= Task to complete =
Write out each line exactly as given. Leave the pictures out of your copy.

:::

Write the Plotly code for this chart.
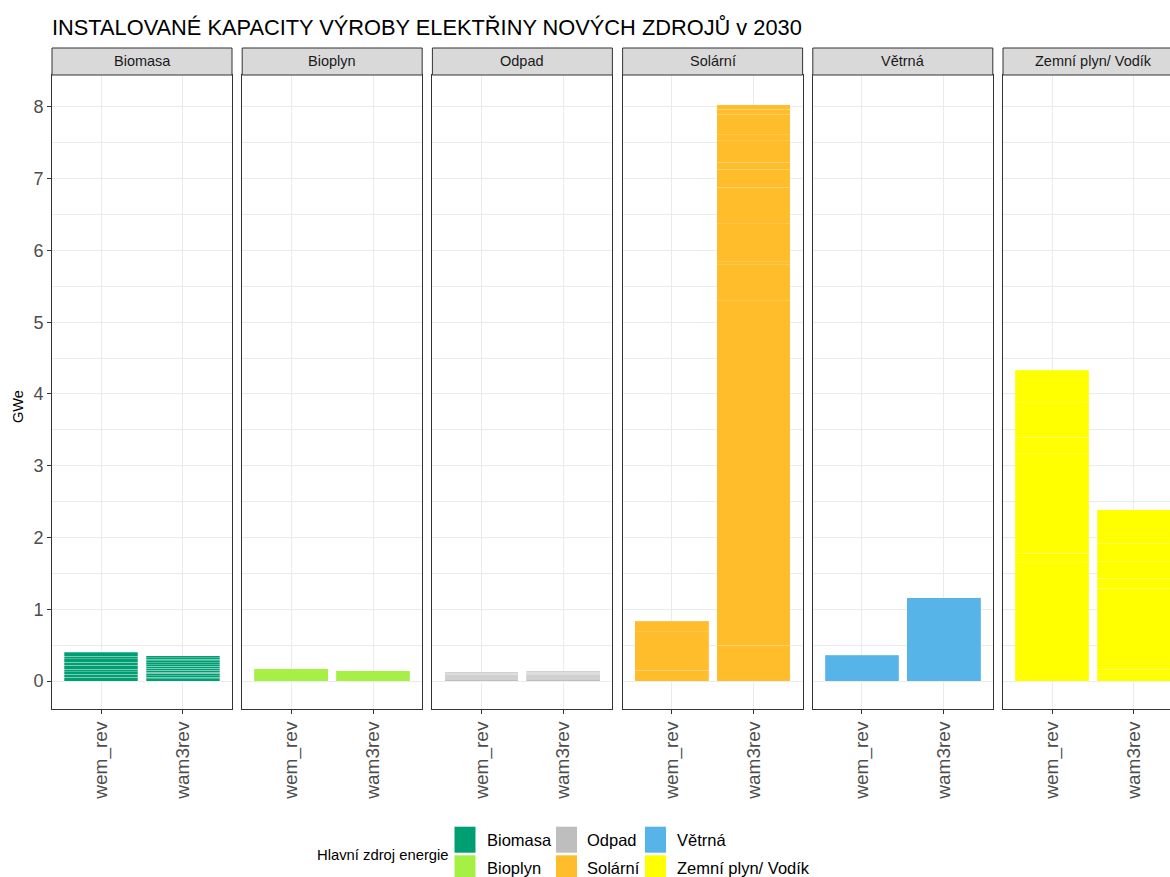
import plotly.graph_objects as go

# --- data (GWe), each bar is a stack of individual plant units ---
sources = ["Biomasa", "Bioplyn", "Odpad", "Solární", "Větrná", "Zemní plyn/ Vodík"]
scenarios = ["wem_rev", "wam3rev"]
colors = ["#009E73", "#A6F045", "#BEBEBE", "#FFBC2B", "#56B4E9", "#FFFF00"]

biomasa_wem = [0.052, 0.041, 0.037, 0.037, 0.052, 0.046, 0.042, 0.041, 0.052]
biomasa_wam3 = [0.030, 0.020, 0.025, 0.030, 0.020, 0.025, 0.030,
                0.025, 0.020, 0.030, 0.025, 0.025, 0.020, 0.025]
bioplyn_wem = [0.172]
bioplyn_wam3 = [0.144]
odpad_wem = [0.015, 0.016, 0.014, 0.016, 0.015, 0.015, 0.016, 0.014]
odpad_wam3 = [0.015, 0.016, 0.014, 0.015, 0.015, 0.016, 0.014, 0.015, 0.015]
solar_wem = [0.153, 0.534, 0.149]
solar_wam3 = [0.50, 4.80, 0.50, 0.04, 0.53, 0.51, 0.25, 0.10, 0.30, 0.08, 0.29, 0.07, 0.06]
vetrna_wem = [0.362]
vetrna_wam3 = [1.161]
plyn_wem = [1.65, 0.13, 1.39, 0.23, 0.48, 0.45]
plyn_wam3 = [0.084, 0.079, 1.127, 0.14, 0.23, 0.26, 0.47]

units_wem = [biomasa_wem, bioplyn_wem, odpad_wem, solar_wem, vetrna_wem, plyn_wem]
units_wam3 = [biomasa_wam3, bioplyn_wam3, odpad_wam3, solar_wam3, vetrna_wam3, plyn_wam3]

y_ticks = [0, 1, 2, 3, 4, 5, 6, 7, 8]

# --- layout geometry (pixels) ---
W, H = 1170, 877
ML, MT, MB = 52, 75, 168
PW = W - ML
PH = H - MT - MB
panel_w, panel_step = 180, 190.2
strip_h = 27
FONT = "Liberation Sans, Arial, sans-serif"


def px_x(px):
    return (px - ML) / PW


def px_y(py):
    return (H - MB - py) / PH


fig = go.Figure()
shapes, annotations = [], []

for i, src in enumerate(sources):
    n = i + 1
    xa = "x" if n == 1 else f"x{n}"
    ya = "y" if n == 1 else f"y{n}"
    # biomass units show clearly striped, the others only faint seams
    seam = "rgba(255,255,255,0.35)" if i in (0, 2) else "rgba(255,255,255,0.22)"
    for scen, stacks in zip(scenarios, (units_wem[i], units_wam3[i])):
        for val in stacks:
            fig.add_trace(go.Bar(
                x=[scen], y=[val], xaxis=xa, yaxis=ya, width=0.9,
                marker=dict(color=colors[i], line=dict(color=seam, width=0.8)),
                showlegend=False, hoverinfo="skip",
            ))

    left = ML + panel_step * i
    right = left + panel_w
    last = n == len(sources)
    d0 = px_x(left)
    d1 = 1.0 if last else px_x(right)
    x_hi = 1.6 if not last else -0.6 + (W - left) / (panel_w / 2.2)

    fig.update_layout(**{
        ("xaxis" if n == 1 else f"xaxis{n}"): dict(
            domain=[d0, d1], anchor=ya, type="category",
            categoryorder="array", categoryarray=scenarios,
            range=[-0.6, x_hi], showgrid=True, gridcolor="#EBEBEB", gridwidth=1.1,
            showline=True, linecolor="#333333", linewidth=1, mirror=True,
            ticks="outside", ticklen=4, tickcolor="#333333", tickangle=-90,
            tickfont=dict(size=19, color="#4D4D4D", family=FONT),
            zeroline=False, fixedrange=True,
        ),
        ("yaxis" if n == 1 else f"yaxis{n}"): dict(
            domain=[0, 1], anchor=xa, range=[-0.39, 8.445],
            tickvals=y_ticks, showgrid=True, gridcolor="#EBEBEB", gridwidth=1.1,
            minor=dict(dtick=0.5, showgrid=True, gridcolor="#EBEBEB", gridwidth=0.55, ticks=""),
            showline=True, linecolor="#333333", linewidth=1, mirror=not last,
            ticks="outside" if n == 1 else "", ticklen=4, tickcolor="#333333",
            showticklabels=n == 1,
            tickfont=dict(size=18, color="#4D4D4D", family=FONT),
            zeroline=False, fixedrange=True,
        ),
    })

    # facet strip
    shapes.append(dict(type="rect", xref="paper", yref="paper",
                       x0=px_x(left), x1=px_x(right), y0=1, y1=1 + strip_h / PH,
                       fillcolor="#D9D9D9", line=dict(color="#333333", width=1)))
    annotations.append(dict(text=src, xref="paper", yref="paper",
                            x=px_x((left + right) / 2), y=1 + strip_h / PH / 2,
                            showarrow=False, xanchor="center", yanchor="middle",
                            font=dict(size=14.5, color="#1A1A1A", family=FONT)))

# y axis title
annotations.append(dict(text="GWe", xref="paper", yref="paper",
                        x=px_x(18), y=px_y(407), textangle=-90, showarrow=False,
                        xanchor="center", yanchor="middle",
                        font=dict(size=14.5, color="black", family=FONT)))

# legend (2 rows, filled by column)
annotations.append(dict(text="Hlavní zdroj energie", xref="paper", yref="paper",
                        x=px_x(315), y=px_y(855), showarrow=False,
                        xanchor="left", yanchor="middle",
                        font=dict(size=14.8, color="black", family=FONT)))
key_x = [454.5, 556, 645]
lab_x = [485, 585, 675]
key_y = [826.7, 855.3]
for j, src in enumerate(sources):
    c, r = j // 2, j % 2
    shapes.append(dict(type="rect", xref="paper", yref="paper",
                       x0=px_x(key_x[c]), x1=px_x(key_x[c] + 21),
                       y0=px_y(key_y[r] + 26), y1=px_y(key_y[r]),
                       fillcolor=colors[j], line=dict(width=0)))
    annotations.append(dict(text=src, xref="paper", yref="paper",
                            x=px_x(lab_x[c]), y=px_y(key_y[r] + 13), showarrow=False,
                            xanchor="left", yanchor="middle",
                            font=dict(size=16.5, color="black", family=FONT)))

fig.update_layout(
    width=W, height=H,
    margin=dict(l=ML, r=0, t=MT, b=MB, pad=0),
    barmode="stack",
    plot_bgcolor="white", paper_bgcolor="white",
    font=dict(family=FONT, color="black"),
    title=dict(text="INSTALOVANÉ KAPACITY VÝROBY ELEKTŘINY NOVÝCH ZDROJŮ v 2030",
               x=ML / W, xanchor="left", y=1 - 27 / H, yanchor="middle",
               font=dict(size=21.8, color="black", family=FONT)),
    shapes=shapes, annotations=annotations,
    showlegend=False,
)

fig.write_html("out.html", config={"displayModeBar": False},
               post_script="document.body.style.margin='0';")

:::

= Worked solution =
Write the Plotly code for this chart.
import plotly.graph_objects as go

# --- data (GWe), each bar is a stack of individual plant units ---
sources = ["Biomasa", "Bioplyn", "Odpad", "Solární", "Větrná", "Zemní plyn/ Vodík"]
scenarios = ["wem_rev", "wam3rev"]
colors = ["#009E73", "#A6F045", "#BEBEBE", "#FFBC2B", "#56B4E9", "#FFFF00"]

biomasa_wem = [0.052, 0.041, 0.037, 0.037, 0.052, 0.046, 0.042, 0.041, 0.052]
biomasa_wam3 = [0.030, 0.020, 0.025, 0.030, 0.020, 0.025, 0.030,
                0.025, 0.020, 0.030, 0.025, 0.025, 0.020, 0.025]
bioplyn_wem = [0.172]
bioplyn_wam3 = [0.144]
odpad_wem = [0.015, 0.016, 0.014, 0.016, 0.015, 0.015, 0.016, 0.014]
odpad_wam3 = [0.015, 0.016, 0.014, 0.015, 0.015, 0.016, 0.014, 0.015, 0.015]
solar_wem = [0.153, 0.534, 0.149]
solar_wam3 = [0.50, 4.80, 0.50, 0.04, 0.53, 0.51, 0.25, 0.10, 0.30, 0.08, 0.29, 0.07, 0.06]
vetrna_wem = [0.362]
vetrna_wam3 = [1.161]
plyn_wem = [1.65, 0.13, 1.39, 0.23, 0.48, 0.45]
plyn_wam3 = [0.084, 0.079, 1.127, 0.14, 0.23, 0.26, 0.47]

units_wem = [biomasa_wem, bioplyn_wem, odpad_wem, solar_wem, vetrna_wem, plyn_wem]
units_wam3 = [biomasa_wam3, bioplyn_wam3, odpad_wam3, solar_wam3, vetrna_wam3, plyn_wam3]

y_ticks = [0, 1, 2, 3, 4, 5, 6, 7, 8]

# --- layout geometry (pixels) ---
W, H = 1170, 877
ML, MT, MB = 52, 75, 168
PW = W - ML
PH = H - MT - MB
panel_w, panel_step = 180, 190.2
strip_h = 27
FONT = "Liberation Sans, Arial, sans-serif"


def px_x(px):
    return (px - ML) / PW


def px_y(py):
    return (H - MB - py) / PH


fig = go.Figure()
shapes, annotations = [], []

for i, src in enumerate(sources):
    n = i + 1
    xa = "x" if n == 1 else f"x{n}"
    ya = "y" if n == 1 else f"y{n}"
    # biomass units show clearly striped, the others only faint seams
    seam = "rgba(255,255,255,0.35)" if i in (0, 2) else "rgba(255,255,255,0.22)"
    for scen, stacks in zip(scenarios, (units_wem[i], units_wam3[i])):
        for val in stacks:
            fig.add_trace(go.Bar(
                x=[scen], y=[val], xaxis=xa, yaxis=ya, width=0.9,
                marker=dict(color=colors[i], line=dict(color=seam, width=0.8)),
                showlegend=False, hoverinfo="skip",
            ))

    left = ML + panel_step * i
    right = left + panel_w
    last = n == len(sources)
    d0 = px_x(left)
    d1 = 1.0 if last else px_x(right)
    x_hi = 1.6 if not last else -0.6 + (W - left) / (panel_w / 2.2)

    fig.update_layout(**{
        ("xaxis" if n == 1 else f"xaxis{n}"): dict(
            domain=[d0, d1], anchor=ya, type="category",
            categoryorder="array", categoryarray=scenarios,
            range=[-0.6, x_hi], showgrid=True, gridcolor="#EBEBEB", gridwidth=1.1,
            showline=True, linecolor="#333333", linewidth=1, mirror=True,
            ticks="outside", ticklen=4, tickcolor="#333333", tickangle=-90,
            tickfont=dict(size=19, color="#4D4D4D", family=FONT),
            zeroline=False, fixedrange=True,
        ),
        ("yaxis" if n == 1 else f"yaxis{n}"): dict(
            domain=[0, 1], anchor=xa, range=[-0.39, 8.445],
            tickvals=y_ticks, showgrid=True, gridcolor="#EBEBEB", gridwidth=1.1,
            minor=dict(dtick=0.5, showgrid=True, gridcolor="#EBEBEB", gridwidth=0.55, ticks=""),
            showline=True, linecolor="#333333", linewidth=1, mirror=not last,
            ticks="outside" if n == 1 else "", ticklen=4, tickcolor="#333333",
            showticklabels=n == 1,
            tickfont=dict(size=18, color="#4D4D4D", family=FONT),
            zeroline=False, fixedrange=True,
        ),
    })

    # facet strip
    shapes.append(dict(type="rect", xref="paper", yref="paper",
                       x0=px_x(left), x1=px_x(right), y0=1, y1=1 + strip_h / PH,
                       fillcolor="#D9D9D9", line=dict(color="#333333", width=1)))
    annotations.append(dict(text=src, xref="paper", yref="paper",
                            x=px_x((left + right) / 2), y=1 + strip_h / PH / 2,
                            showarrow=False, xanchor="center", yanchor="middle",
                            font=dict(size=14.5, color="#1A1A1A", family=FONT)))

# y axis title
annotations.append(dict(text="GWe", xref="paper", yref="paper",
                        x=px_x(18), y=px_y(407), textangle=-90, showarrow=False,
                        xanchor="center", yanchor="middle",
                        font=dict(size=14.5, color="black", family=FONT)))

# legend (2 rows, filled by column)
annotations.append(dict(text="Hlavní zdroj energie", xref="paper", yref="paper",
                        x=px_x(315), y=px_y(855), showarrow=False,
                        xanchor="left", yanchor="middle",
                        font=dict(size=14.8, color="black", family=FONT)))
key_x = [454.5, 556, 645]
lab_x = [485, 585, 675]
key_y = [826.7, 855.3]
for j, src in enumerate(sources):
    c, r = j // 2, j % 2
    shapes.append(dict(type="rect", xref="paper", yref="paper",
                       x0=px_x(key_x[c]), x1=px_x(key_x[c] + 21),
                       y0=px_y(key_y[r] + 26), y1=px_y(key_y[r]),
                       fillcolor=colors[j], line=dict(width=0)))
    annotations.append(dict(text=src, xref="paper", yref="paper",
                            x=px_x(lab_x[c]), y=px_y(key_y[r] + 13), showarrow=False,
                            xanchor="left", yanchor="middle",
                            font=dict(size=16.5, color="black", family=FONT)))

fig.update_layout(
    width=W, height=H,
    margin=dict(l=ML, r=0, t=MT, b=MB, pad=0),
    barmode="stack",
    plot_bgcolor="white", paper_bgcolor="white",
    font=dict(family=FONT, color="black"),
    title=dict(text="INSTALOVANÉ KAPACITY VÝROBY ELEKTŘINY NOVÝCH ZDROJŮ v 2030",
               x=ML / W, xanchor="left", y=1 - 27 / H, yanchor="middle",
               font=dict(size=21.8, color="black", family=FONT)),
    shapes=shapes, annotations=annotations,
    showlegend=False,
)

fig.write_html("out.html", config={"displayModeBar": False},
               post_script="document.body.style.margin='0';")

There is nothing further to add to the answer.